I am not an expert printer by any judgement, so no samples. I did not notice uneven illumination or any evidence of LED pinpoints of light. No hot spots, like I just fixed on my 5X7 Elwood.
I do think this is going to work fine with tuning and I will be using my other similar LED light to make an 11x14 head on another chassis. Don't ask...
I checked power consumption with a Belkin Watt meter and the LED uses 100 watts full blast, but I was printing with 20 watts, creating almost no heat. I may seal all vents and light leaks, or add a box above it with a light trap that allows ventilation, but if I use this rig only for enlarging it will have very little 'on' time, compared to it's normal usage as a video light.
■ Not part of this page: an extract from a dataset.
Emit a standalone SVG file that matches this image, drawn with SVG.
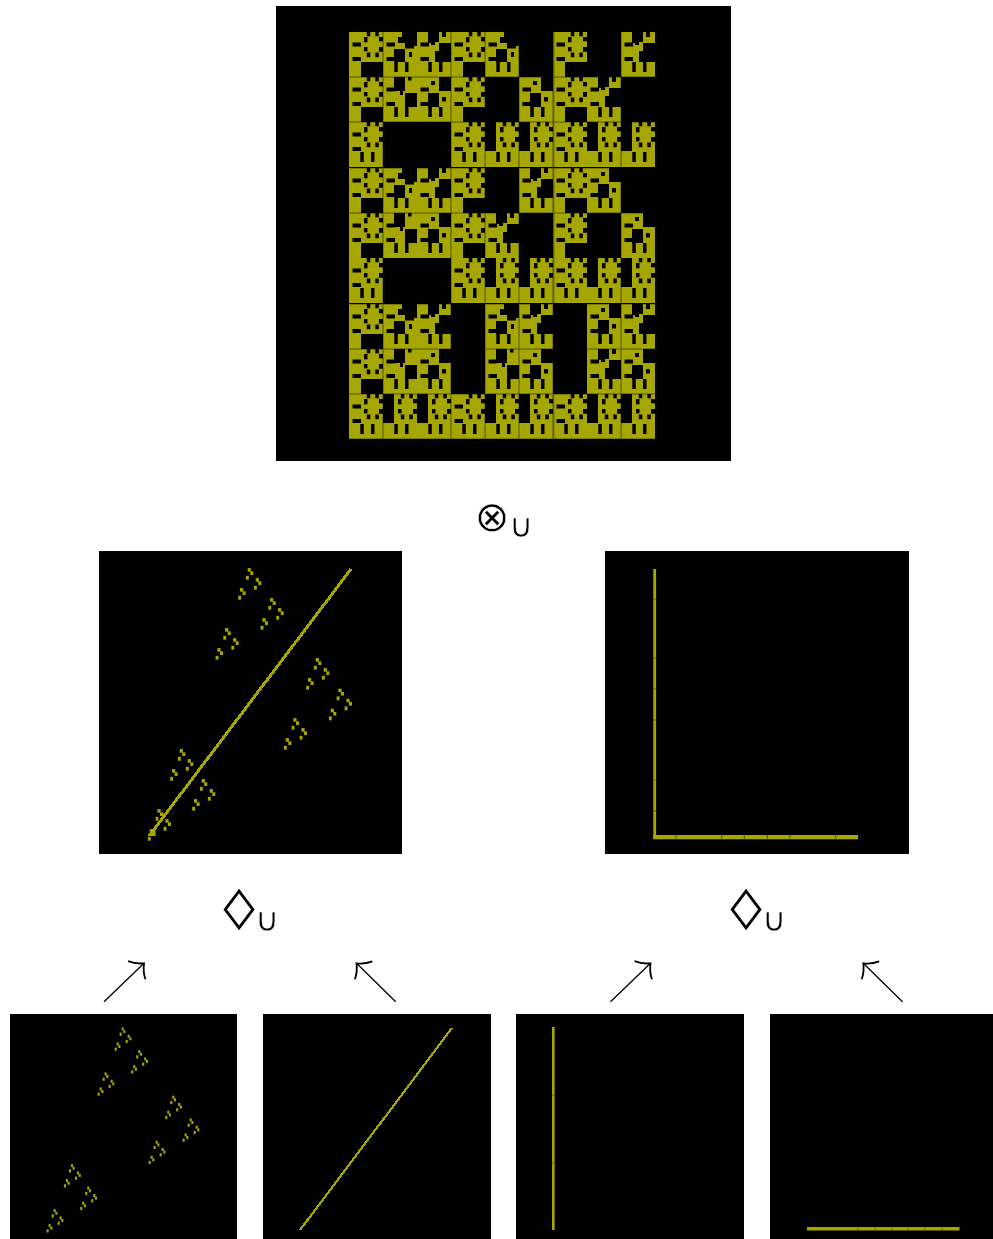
<svg xmlns="http://www.w3.org/2000/svg" width="993" height="1239" viewBox="0 0 993 1239">
<style>
.bg{fill:#000}
.y{fill:#a6a600;stroke:none}
.k{fill:#000;stroke:none}
.p{fill:#a6a600;stroke:none}
.seam{fill:none;stroke:#808080;stroke-width:1;mix-blend-mode:multiply}
.op{font-family:"DejaVu Sans",sans-serif;fill:#000;text-anchor:middle;stroke:#fff;stroke-width:.5}
.arrow{fill:none;stroke:#000;stroke-width:1.3}
.head{fill:none;stroke:#000;stroke-width:1.8}
.px{shape-rendering:crispEdges;stroke:#a6a600}
</style>
<defs>
<marker id="hook" markerUnits="userSpaceOnUse" markerWidth="32" markerHeight="32" refX="0" refY="0" viewBox="-16 -16 32 32" orient="auto" overflow="visible">
<path class="head" d="M-10,-12.5Q-6.500,-5 0,0Q-6.500,5 -10,12.5"/>
</marker>
<g id="gear">
<rect class="k" x="17.800" y="0" width="3.500" height="4.300"/><rect class="k" x="26.300" y="0" width="3.500" height="4.300"/>
<rect class="k" x="15" y="5" width="3.500" height="5.300"/><rect class="k" x="30" y="5" width="4" height="4.300"/>
<rect class="k" x="15" y="15" width="3.500" height="4.300"/><rect class="k" x="30" y="15" width="4" height="4.800"/>
<rect class="k" x="17.800" y="20.500" width="3.500" height="4.700"/><rect class="k" x="26.300" y="20.500" width="3.500" height="4.700"/>
</g>
<g id="slots"><rect class="k" x="3.500" y="10.500" width="8.500" height="4"/><rect class="k" x="3.500" y="25" width="8.500" height="4"/></g>
<g id="slits"><rect class="k" x="11.300" y="30" width="3.500" height="10"/><rect class="k" x="22" y="30" width="3.500" height="10"/></g>
<g id="P"><path class="y" d="M0 0H34V30H12V45H0Z"/><use href="#gear"/><use href="#slots"/></g>
<g id="B"><rect class="y" width="34" height="45"/><use href="#gear"/><use href="#slots"/><use href="#slits"/></g>
<g id="D"><rect class="y" width="34" height="45"/><rect class="k" x="0" y="0" width="11" height="29"/><use href="#gear"/><use href="#slits"/></g>
<g id="CLa"><rect class="y" width="34" height="45"/>
<rect class="k" x="15" y="5" width="4" height="6"/>
<polygon class="k" points="19,0 34,0 34,14 31,14 31,16.500 22,16.500 22,11 19,11"/>
<rect class="k" x="26" y="20" width="3" height="5"/>
<rect class="k" x="11" y="17" width="11" height="13"/>
<use href="#slots"/>
<use href="#slits"/></g>
<g id="CRa"><rect class="y" width="34" height="45"/>
<rect class="k" x="25" y="0" width="4" height="5"/>
<polygon class="k" points="11,0 22,0 22,10 18,10 18,13 14,13 14,11 11,11"/>
<polygon class="k" points="22,11 34,11 34,30 18,30 18,19 22,19"/>
<use href="#slots"/>
<use href="#slits"/></g>
<g id="CLb"><rect class="y" width="34" height="45"/>
<polygon class="k" points="11,0 22,0 22,14 20,14 20,18 17,18 17,14 11,14"/>
<rect class="k" x="25" y="0" width="3.500" height="3.500"/>
<rect class="k" x="22" y="16" width="12" height="14"/>
<use href="#slots"/><use href="#slits"/></g>
<g id="CRb"><rect class="y" width="34" height="45"/>
<rect class="k" x="14" y="4" width="4" height="4"/>
<rect class="k" x="25" y="20" width="4" height="4.500"/>
<rect class="k" x="11" y="16" width="11" height="14"/>
<rect class="k" x="22" y="0" width="12" height="14"/>
<use href="#slots"/><use href="#slits"/></g>
<g id="d1"><rect class="p" x="-1.600" y="-2.600" width="3.200" height="3.600"/><rect class="p" x="1" y="0.600" width="3" height="3.700"/><rect class="p" x="-3.400" y="5.100" width="2.900" height="3.900"/></g>
<g id="c1"><use href="#d1"/><use href="#d1" x="8" y="10"/><use href="#d1" x="-7.700" y="20"/></g>
<g id="d2"><rect class="p" x="-1.100" y="-2.600" width="2.100" height="3"/><rect class="p" x=".6" y="0" width="2.100" height="3"/><rect class="p" x="-3.100" y="2.600" width="2.100" height="3.200"/></g>
<g id="c2"><use href="#d2"/><use href="#d2" x="6" y="7.300"/><use href="#d2" x="-5" y="15"/></g>
</defs>
<rect width="993" height="1239" fill="#fff"/>
<g id="panel-product">
<rect class="bg" x="276" y="6" width="455" height="455"/>
<use href="#P" x="349" y="32"/><use href="#CLa" x="383" y="32"/><use href="#CRa" x="417" y="32"/><use href="#P" x="451" y="32"/><use href="#CLa" x="485" y="32"/><use href="#P" x="553" y="32"/><use href="#CRa" x="621" y="32"/>
<use href="#P" x="349" y="77"/><use href="#CLb" x="383" y="77"/><use href="#CRb" x="417" y="77"/><use href="#P" x="451" y="77"/><use href="#CRb" x="519" y="77"/><use href="#P" x="553" y="77"/><use href="#CRa" x="587" y="77"/>
<use href="#B" x="349" y="122"/><use href="#B" x="451" y="122"/><use href="#D" x="485" y="122"/><use href="#D" x="519" y="122"/><use href="#B" x="553" y="122"/><use href="#D" x="587" y="122"/><use href="#D" x="621" y="122"/>
<use href="#P" x="349" y="168"/><use href="#CLa" x="383" y="168"/><use href="#CRa" x="417" y="168"/><use href="#P" x="451" y="168"/><use href="#CRa" x="519" y="168"/><use href="#P" x="553" y="168"/><use href="#CRb" x="587" y="168"/>
<use href="#P" x="349" y="213"/><use href="#CLb" x="383" y="213"/><use href="#CRb" x="417" y="213"/><use href="#P" x="451" y="213"/><use href="#CRa" x="485" y="213"/><use href="#P" x="553" y="213"/><use href="#CRb" x="621" y="213"/>
<use href="#B" x="349" y="258"/><use href="#B" x="451" y="258"/><use href="#D" x="485" y="258"/><use href="#D" x="519" y="258"/><use href="#B" x="553" y="258"/><use href="#D" x="587" y="258"/><use href="#D" x="621" y="258"/>
<use href="#P" x="349" y="304"/><use href="#CLa" x="383" y="304"/><use href="#CRa" x="417" y="304"/><use href="#CLa" x="485" y="304"/><use href="#CRa" x="519" y="304"/><use href="#CRb" x="587" y="304"/><use href="#CRa" x="621" y="304"/>
<use href="#P" x="349" y="349"/><use href="#CLb" x="383" y="349"/><use href="#CRb" x="417" y="349"/><use href="#CLb" x="485" y="349"/><use href="#CRb" x="519" y="349"/><use href="#CRa" x="587" y="349"/><use href="#CRb" x="621" y="349"/>
<use href="#B" x="349" y="394"/><use href="#D" x="383" y="394"/><use href="#D" x="417" y="394"/><use href="#B" x="451" y="394"/><use href="#D" x="485" y="394"/><use href="#D" x="519" y="394"/><use href="#B" x="553" y="394"/><use href="#D" x="587" y="394"/><use href="#D" x="621" y="394"/>
<path class="seam" d="M383 32V439M451 32V439M485 32V439M519 32V439M553 32V439M553.800 32V439M621 32V439M349 77H655M349 122H655M349 168H655M349 213H655M349 304H655M349 349H655M349 394H655M349 439H655"/>
</g>
<g id="op-tensor">
<text class="op" x="492" y="531" font-size="42">⊗</text>
<text class="op" x="521" y="537" font-size="33">∪</text>
</g>
<g id="panel-left">
<rect class="bg" x="99" y="551" width="303" height="303"/>
<line class="px" x1="149" y1="836" x2="351" y2="569" stroke-width="3"/>
<rect class="p" x="150" y="829.500" width="5.500" height="6.500"/>
<use href="#c1" x="249.300" y="570.700"/><use href="#c1" x="271.700" y="600.700"/><use href="#c1" x="226.700" y="630.700"/><use href="#c1" x="317.300" y="660.700"/><use href="#c1" x="340" y="691.300"/><use href="#c1" x="295" y="720.700"/><use href="#c1" x="181.300" y="751.700"/><use href="#c1" x="203.300" y="781.700"/><use href="#c1" x="159" y="811.700"/>
</g>
<g id="panel-right">
<rect class="bg" x="605" y="551" width="304" height="303"/>
<rect class="p" x="653.300" y="569" width="2.800" height="270"/>
<rect class="p" x="653.300" y="835" width="204.700" height="4.300"/>
<path d="M676 835v4.300M721.700 835v4.300M744.300 835v4.300M767.300 835v4.300M790 835v4.300M835.700 835v4.300" stroke="#4a4a00" stroke-width="1" fill="none"/>
<path d="M653.300 599h2.800M653.300 658h2.800M653.300 689h2.800M653.300 720h2.800M653.300 780h2.800M653.300 811h2.800" stroke="#5a5a00" stroke-width=".8" fill="none"/>
</g>
<g id="op-diamond-left">
<text class="op" transform="translate(239 921) scale(1.6 1)" style="stroke:none" font-size="40">◊</text>
<text class="op" x="267" y="931" font-size="33">∪</text>
</g>
<g id="op-diamond-right">
<text class="op" transform="translate(746 921) scale(1.6 1)" style="stroke:none" font-size="40">◊</text>
<text class="op" x="774" y="931" font-size="33">∪</text>
</g>
<g id="connectors">
<line class="arrow" x1="104" y1="1001.700" x2="144" y2="963.300" marker-end="url(#hook)"/>
<line class="arrow" x1="395.700" y1="1001.700" x2="356.500" y2="963.300" marker-end="url(#hook)"/>
<line class="arrow" x1="610.500" y1="1001.700" x2="650.500" y2="963.300" marker-end="url(#hook)"/>
<line class="arrow" x1="902.500" y1="1001.700" x2="863.300" y2="963.300" marker-end="url(#hook)"/>
</g>
<g id="panel-a">
<rect class="bg" x="10" y="1014" width="227" height="225"/>
<use href="#c2" x="122.700" y="1030"/><use href="#c2" x="139.300" y="1052.700"/><use href="#c2" x="105.700" y="1075"/><use href="#c2" x="173.300" y="1098.300"/><use href="#c2" x="190.700" y="1121"/><use href="#c2" x="156.700" y="1143.300"/><use href="#c2" x="72" y="1166.700"/><use href="#c2" x="88.300" y="1189.300"/><use href="#c2" x="54.700" y="1211.700"/>
</g>
<g id="panel-b">
<rect class="bg" x="263" y="1014" width="228" height="225"/>
<line class="px" x1="300" y1="1230" x2="452" y2="1028" stroke-width="2.200"/>
</g>
<g id="panel-c">
<rect class="bg" x="516" y="1014" width="228" height="225"/>
<rect class="p" x="552" y="1027" width="2.600" height="203"/>
<path d="M552 1095h2.600M552 1163h2.600" stroke="#5a5a00" stroke-width=".8" fill="none"/>
</g>
<g id="panel-d">
<rect class="bg" x="770" y="1014" width="223" height="225"/>
<rect class="p" x="807" y="1227" width="152.500" height="3.500"/>
<path d="M858 1227v3.500M875 1227v3.500M892 1227v3.500M908 1227v3.500M925 1227v3.500M942 1227v3.500" stroke="#5a5a00" stroke-width=".8" fill="none"/>
</g>
</svg>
The eBay LED panel is not cheap, but is available and I like the simplicity and low heat levels. This whole thing is easy, a person could make an enlarger chassis from almost anything, look at AA's multi-bulb horizontal enlarger and try this as a modern light source.
The pics show the projection at f5.6, 100 watts, full power. It's bright. The purple filter is in.